● **STATED TASK**: Repeat the full listing below verbatim and keep the images out.

● **GIVEN DATA**:
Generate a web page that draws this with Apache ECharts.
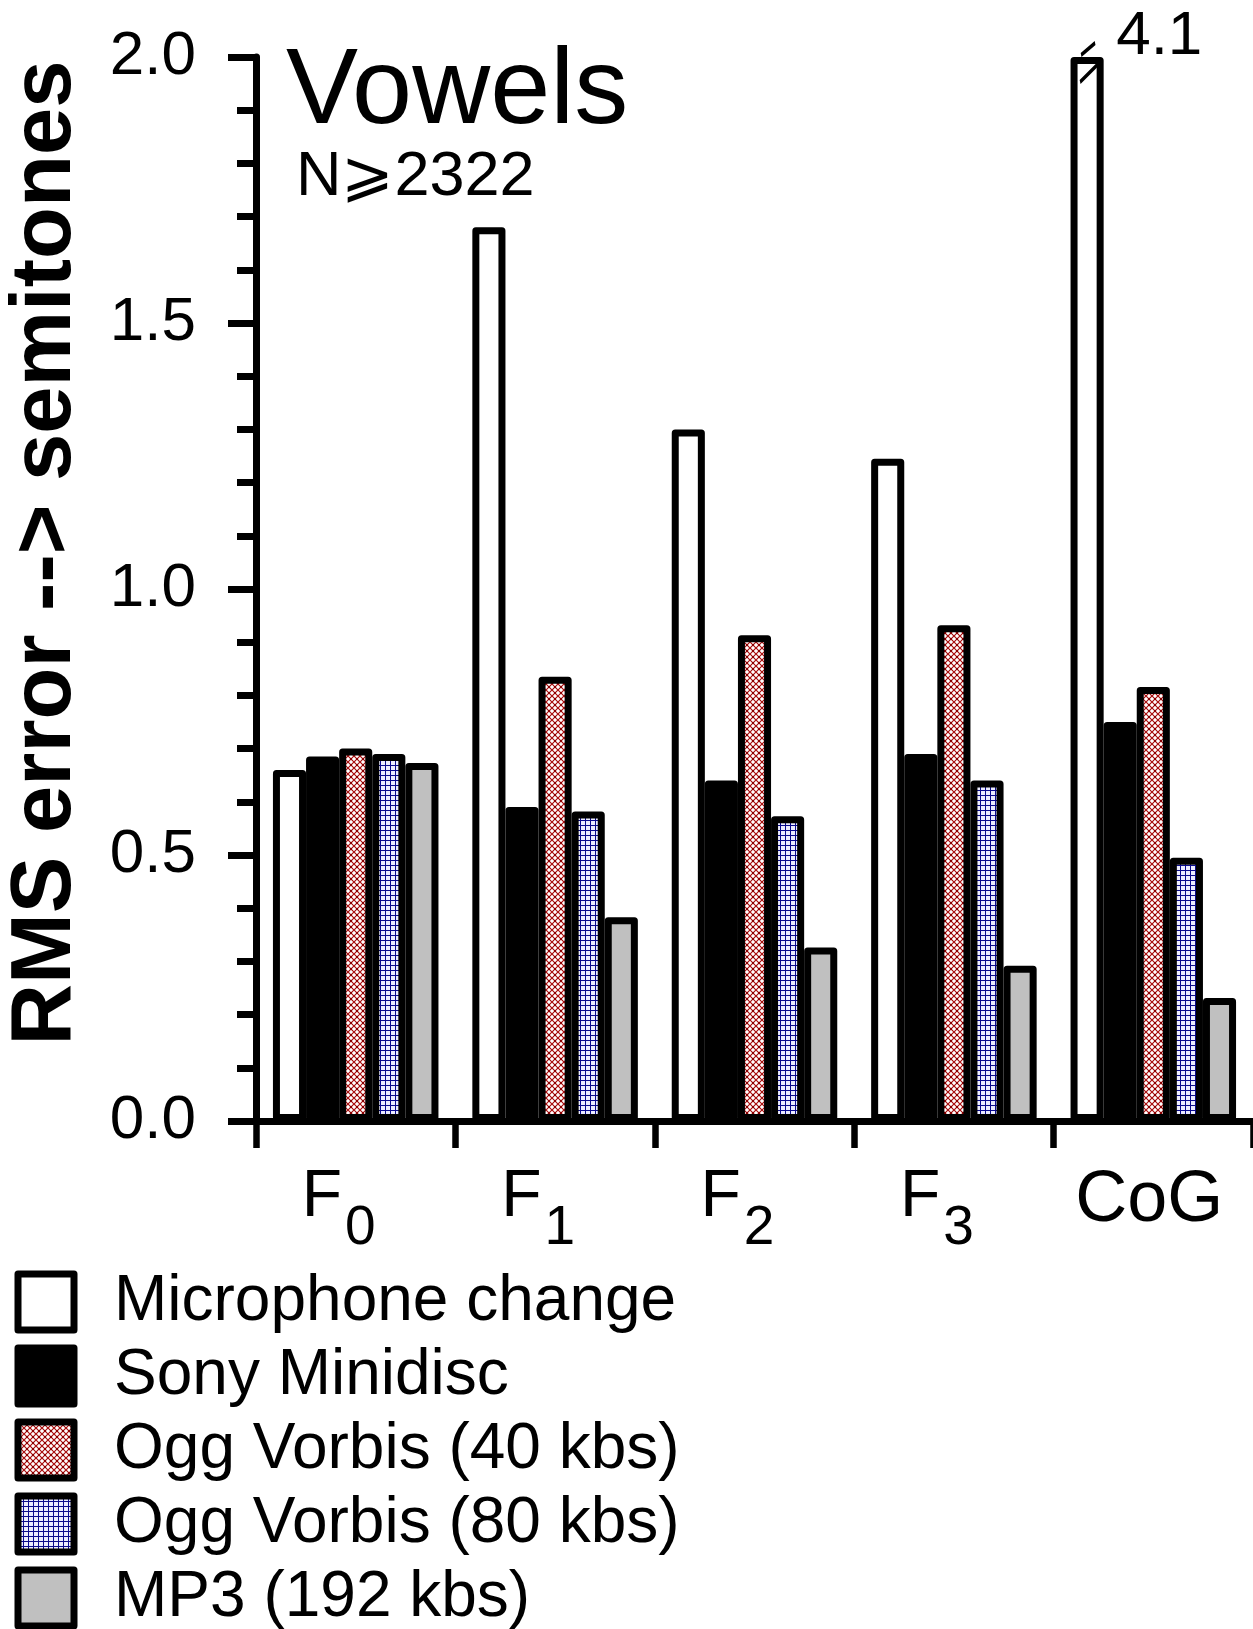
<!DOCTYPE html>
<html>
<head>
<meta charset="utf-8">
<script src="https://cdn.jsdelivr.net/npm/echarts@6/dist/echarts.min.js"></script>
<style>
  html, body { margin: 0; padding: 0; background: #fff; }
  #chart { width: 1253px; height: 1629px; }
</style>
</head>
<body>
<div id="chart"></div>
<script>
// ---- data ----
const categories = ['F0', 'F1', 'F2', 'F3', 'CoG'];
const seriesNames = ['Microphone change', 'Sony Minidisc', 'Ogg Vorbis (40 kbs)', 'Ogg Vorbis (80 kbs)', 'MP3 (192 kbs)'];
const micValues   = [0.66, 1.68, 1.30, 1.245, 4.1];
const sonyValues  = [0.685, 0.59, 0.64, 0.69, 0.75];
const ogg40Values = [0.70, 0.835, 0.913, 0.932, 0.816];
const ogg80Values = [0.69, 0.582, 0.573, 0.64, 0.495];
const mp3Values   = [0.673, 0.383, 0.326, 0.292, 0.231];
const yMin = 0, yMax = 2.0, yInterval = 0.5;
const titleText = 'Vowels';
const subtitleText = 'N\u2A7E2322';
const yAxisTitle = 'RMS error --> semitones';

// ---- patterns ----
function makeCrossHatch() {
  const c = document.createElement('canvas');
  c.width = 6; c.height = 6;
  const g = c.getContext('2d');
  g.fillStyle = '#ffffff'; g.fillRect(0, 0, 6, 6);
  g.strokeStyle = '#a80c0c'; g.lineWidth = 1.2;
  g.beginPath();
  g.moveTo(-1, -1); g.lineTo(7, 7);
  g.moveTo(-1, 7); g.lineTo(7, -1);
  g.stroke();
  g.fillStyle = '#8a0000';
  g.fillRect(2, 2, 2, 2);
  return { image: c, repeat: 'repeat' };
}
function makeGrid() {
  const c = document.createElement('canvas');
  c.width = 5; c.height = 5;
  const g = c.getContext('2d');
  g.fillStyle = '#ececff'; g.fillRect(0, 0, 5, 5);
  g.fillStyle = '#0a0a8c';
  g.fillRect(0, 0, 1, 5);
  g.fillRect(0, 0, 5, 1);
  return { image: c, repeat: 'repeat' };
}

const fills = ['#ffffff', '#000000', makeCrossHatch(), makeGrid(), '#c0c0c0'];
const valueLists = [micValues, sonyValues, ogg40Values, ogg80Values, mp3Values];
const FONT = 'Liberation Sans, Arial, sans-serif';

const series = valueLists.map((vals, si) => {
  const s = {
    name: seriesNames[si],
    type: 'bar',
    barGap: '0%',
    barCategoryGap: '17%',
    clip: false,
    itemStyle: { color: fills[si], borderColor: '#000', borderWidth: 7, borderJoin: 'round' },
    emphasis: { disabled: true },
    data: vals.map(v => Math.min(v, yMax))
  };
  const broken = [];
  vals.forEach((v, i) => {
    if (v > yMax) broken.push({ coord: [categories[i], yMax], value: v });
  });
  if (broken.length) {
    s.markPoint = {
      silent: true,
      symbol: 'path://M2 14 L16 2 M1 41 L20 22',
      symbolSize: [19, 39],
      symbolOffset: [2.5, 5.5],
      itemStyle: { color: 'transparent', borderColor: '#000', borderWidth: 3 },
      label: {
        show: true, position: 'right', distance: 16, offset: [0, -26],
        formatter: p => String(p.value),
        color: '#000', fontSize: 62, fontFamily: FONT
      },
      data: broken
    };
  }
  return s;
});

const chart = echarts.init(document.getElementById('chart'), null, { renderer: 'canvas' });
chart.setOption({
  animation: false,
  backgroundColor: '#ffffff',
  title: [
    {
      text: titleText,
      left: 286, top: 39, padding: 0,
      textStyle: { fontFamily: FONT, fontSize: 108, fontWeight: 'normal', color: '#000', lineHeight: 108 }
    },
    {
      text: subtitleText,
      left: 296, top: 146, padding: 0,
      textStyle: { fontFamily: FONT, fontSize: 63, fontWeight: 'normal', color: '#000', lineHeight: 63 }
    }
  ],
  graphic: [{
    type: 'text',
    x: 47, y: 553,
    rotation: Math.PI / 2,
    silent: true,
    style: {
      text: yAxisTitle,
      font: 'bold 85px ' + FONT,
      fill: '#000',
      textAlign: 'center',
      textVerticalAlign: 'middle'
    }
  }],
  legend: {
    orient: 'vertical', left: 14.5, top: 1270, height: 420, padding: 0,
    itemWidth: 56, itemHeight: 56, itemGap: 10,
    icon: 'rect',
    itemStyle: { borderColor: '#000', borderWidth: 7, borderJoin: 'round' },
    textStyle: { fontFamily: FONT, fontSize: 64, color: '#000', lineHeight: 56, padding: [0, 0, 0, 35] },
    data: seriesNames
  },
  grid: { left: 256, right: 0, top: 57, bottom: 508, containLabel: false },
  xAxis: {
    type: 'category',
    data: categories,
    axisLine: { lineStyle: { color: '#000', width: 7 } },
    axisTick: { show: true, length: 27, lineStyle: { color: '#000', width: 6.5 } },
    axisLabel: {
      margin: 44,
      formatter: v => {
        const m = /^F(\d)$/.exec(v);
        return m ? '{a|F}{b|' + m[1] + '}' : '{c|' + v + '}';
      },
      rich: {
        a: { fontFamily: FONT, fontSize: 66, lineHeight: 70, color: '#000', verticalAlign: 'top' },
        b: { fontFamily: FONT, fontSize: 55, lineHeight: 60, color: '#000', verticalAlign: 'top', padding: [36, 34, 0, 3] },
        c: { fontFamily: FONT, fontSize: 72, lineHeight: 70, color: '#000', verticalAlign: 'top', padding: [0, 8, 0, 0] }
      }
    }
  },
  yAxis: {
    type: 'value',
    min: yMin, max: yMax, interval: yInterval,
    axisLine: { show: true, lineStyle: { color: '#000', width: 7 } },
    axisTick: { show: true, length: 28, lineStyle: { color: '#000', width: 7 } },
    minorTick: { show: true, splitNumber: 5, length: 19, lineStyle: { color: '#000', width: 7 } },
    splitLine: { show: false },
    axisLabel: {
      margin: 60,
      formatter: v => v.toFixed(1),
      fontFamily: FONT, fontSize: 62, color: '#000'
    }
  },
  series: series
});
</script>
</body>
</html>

● **ANSWER FOR THIS EXERCISE**:
Generate a web page that draws this with Apache ECharts.
<!DOCTYPE html>
<html>
<head>
<meta charset="utf-8">
<script src="https://cdn.jsdelivr.net/npm/echarts@6/dist/echarts.min.js"></script>
<style>
  html, body { margin: 0; padding: 0; background: #fff; }
  #chart { width: 1253px; height: 1629px; }
</style>
</head>
<body>
<div id="chart"></div>
<script>
// ---- data ----
const categories = ['F0', 'F1', 'F2', 'F3', 'CoG'];
const seriesNames = ['Microphone change', 'Sony Minidisc', 'Ogg Vorbis (40 kbs)', 'Ogg Vorbis (80 kbs)', 'MP3 (192 kbs)'];
const micValues   = [0.66, 1.68, 1.30, 1.245, 4.1];
const sonyValues  = [0.685, 0.59, 0.64, 0.69, 0.75];
const ogg40Values = [0.70, 0.835, 0.913, 0.932, 0.816];
const ogg80Values = [0.69, 0.582, 0.573, 0.64, 0.495];
const mp3Values   = [0.673, 0.383, 0.326, 0.292, 0.231];
const yMin = 0, yMax = 2.0, yInterval = 0.5;
const titleText = 'Vowels';
const subtitleText = 'N\u2A7E2322';
const yAxisTitle = 'RMS error --> semitones';

// ---- patterns ----
function makeCrossHatch() {
  const c = document.createElement('canvas');
  c.width = 6; c.height = 6;
  const g = c.getContext('2d');
  g.fillStyle = '#ffffff'; g.fillRect(0, 0, 6, 6);
  g.strokeStyle = '#a80c0c'; g.lineWidth = 1.2;
  g.beginPath();
  g.moveTo(-1, -1); g.lineTo(7, 7);
  g.moveTo(-1, 7); g.lineTo(7, -1);
  g.stroke();
  g.fillStyle = '#8a0000';
  g.fillRect(2, 2, 2, 2);
  return { image: c, repeat: 'repeat' };
}
function makeGrid() {
  const c = document.createElement('canvas');
  c.width = 5; c.height = 5;
  const g = c.getContext('2d');
  g.fillStyle = '#ececff'; g.fillRect(0, 0, 5, 5);
  g.fillStyle = '#0a0a8c';
  g.fillRect(0, 0, 1, 5);
  g.fillRect(0, 0, 5, 1);
  return { image: c, repeat: 'repeat' };
}

const fills = ['#ffffff', '#000000', makeCrossHatch(), makeGrid(), '#c0c0c0'];
const valueLists = [micValues, sonyValues, ogg40Values, ogg80Values, mp3Values];
const FONT = 'Liberation Sans, Arial, sans-serif';

const series = valueLists.map((vals, si) => {
  const s = {
    name: seriesNames[si],
    type: 'bar',
    barGap: '0%',
    barCategoryGap: '17%',
    clip: false,
    itemStyle: { color: fills[si], borderColor: '#000', borderWidth: 7, borderJoin: 'round' },
    emphasis: { disabled: true },
    data: vals.map(v => Math.min(v, yMax))
  };
  const broken = [];
  vals.forEach((v, i) => {
    if (v > yMax) broken.push({ coord: [categories[i], yMax], value: v });
  });
  if (broken.length) {
    s.markPoint = {
      silent: true,
      symbol: 'path://M2 14 L16 2 M1 41 L20 22',
      symbolSize: [19, 39],
      symbolOffset: [2.5, 5.5],
      itemStyle: { color: 'transparent', borderColor: '#000', borderWidth: 3 },
      label: {
        show: true, position: 'right', distance: 16, offset: [0, -26],
        formatter: p => String(p.value),
        color: '#000', fontSize: 62, fontFamily: FONT
      },
      data: broken
    };
  }
  return s;
});

const chart = echarts.init(document.getElementById('chart'), null, { renderer: 'canvas' });
chart.setOption({
  animation: false,
  backgroundColor: '#ffffff',
  title: [
    {
      text: titleText,
      left: 286, top: 39, padding: 0,
      textStyle: { fontFamily: FONT, fontSize: 108, fontWeight: 'normal', color: '#000', lineHeight: 108 }
    },
    {
      text: subtitleText,
      left: 296, top: 146, padding: 0,
      textStyle: { fontFamily: FONT, fontSize: 63, fontWeight: 'normal', color: '#000', lineHeight: 63 }
    }
  ],
  graphic: [{
    type: 'text',
    x: 47, y: 553,
    rotation: Math.PI / 2,
    silent: true,
    style: {
      text: yAxisTitle,
      font: 'bold 85px ' + FONT,
      fill: '#000',
      textAlign: 'center',
      textVerticalAlign: 'middle'
    }
  }],
  legend: {
    orient: 'vertical', left: 14.5, top: 1270, height: 420, padding: 0,
    itemWidth: 56, itemHeight: 56, itemGap: 10,
    icon: 'rect',
    itemStyle: { borderColor: '#000', borderWidth: 7, borderJoin: 'round' },
    textStyle: { fontFamily: FONT, fontSize: 64, color: '#000', lineHeight: 56, padding: [0, 0, 0, 35] },
    data: seriesNames
  },
  grid: { left: 256, right: 0, top: 57, bottom: 508, containLabel: false },
  xAxis: {
    type: 'category',
    data: categories,
    axisLine: { lineStyle: { color: '#000', width: 7 } },
    axisTick: { show: true, length: 27, lineStyle: { color: '#000', width: 6.5 } },
    axisLabel: {
      margin: 44,
      formatter: v => {
        const m = /^F(\d)$/.exec(v);
        return m ? '{a|F}{b|' + m[1] + '}' : '{c|' + v + '}';
      },
      rich: {
        a: { fontFamily: FONT, fontSize: 66, lineHeight: 70, color: '#000', verticalAlign: 'top' },
        b: { fontFamily: FONT, fontSize: 55, lineHeight: 60, color: '#000', verticalAlign: 'top', padding: [36, 34, 0, 3] },
        c: { fontFamily: FONT, fontSize: 72, lineHeight: 70, color: '#000', verticalAlign: 'top', padding: [0, 8, 0, 0] }
      }
    }
  },
  yAxis: {
    type: 'value',
    min: yMin, max: yMax, interval: yInterval,
    axisLine: { show: true, lineStyle: { color: '#000', width: 7 } },
    axisTick: { show: true, length: 28, lineStyle: { color: '#000', width: 7 } },
    minorTick: { show: true, splitNumber: 5, length: 19, lineStyle: { color: '#000', width: 7 } },
    splitLine: { show: false },
    axisLabel: {
      margin: 60,
      formatter: v => v.toFixed(1),
      fontFamily: FONT, fontSize: 62, color: '#000'
    }
  },
  series: series
});
</script>
</body>
</html>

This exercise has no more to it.